Obama’s public scolding

The Senate last week rejected legislation that would have created more extensive background checks for gun buyers and banned high-capacity ammunition magazines.

The emotional vote drew the ire of President Barack Obama, who used the opportunity to lecture those who opposed the bill. They caved in to the wishes of the NRA, Obama said. The opponents presented no coherent arguments for opposing the legislation, the president said. Polls show that 90 percent of America supports tougher background checks, he continued, but that support clearly didn’t get through to members of the Senate.

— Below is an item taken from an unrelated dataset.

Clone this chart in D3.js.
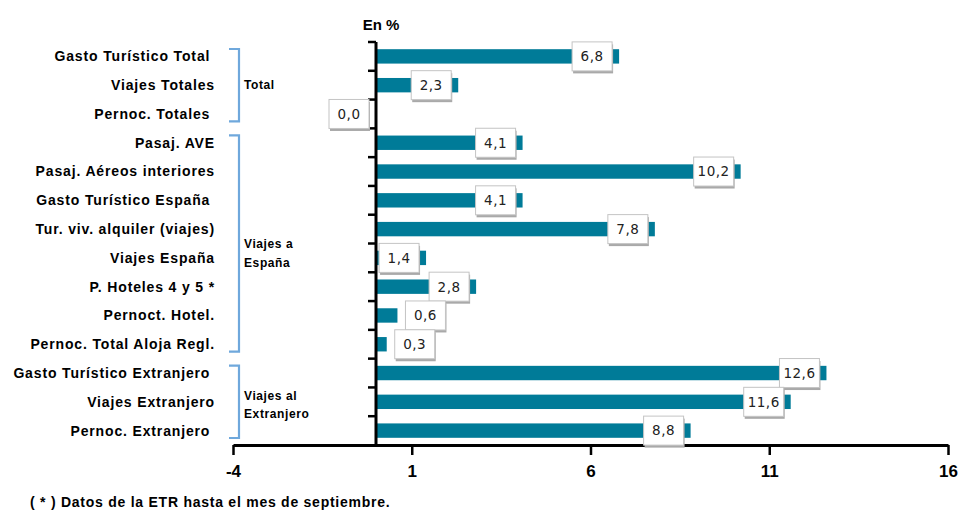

There will surely be continued debate about new gun control measures, and we’re confident that reasonable changes can and will be made. Even the most die-hard Republicans and supporters of the Second Amendment do not want more tragic events like the shooting in Newtown, Conn., nor do they oppose the basic premise that those with serious mental illnesses should have easy access to firearms. But we certainly could do without the public scolding from Obama, who apparently has forgotten that Republicans are not the only ones who have held up important legislation on any number of issues through the years.

We’d also bet that those who voted against the changes last week do have coherent reasoning to support their vote. And since when is it a surprise when members of Congress have different opinions regarding legislation? That’s not going to change.

We agree with Obama that the effort to toughen gun laws isn’t over. The debate shouldn’t be over, but we also hope it’s approached with reason on both sides.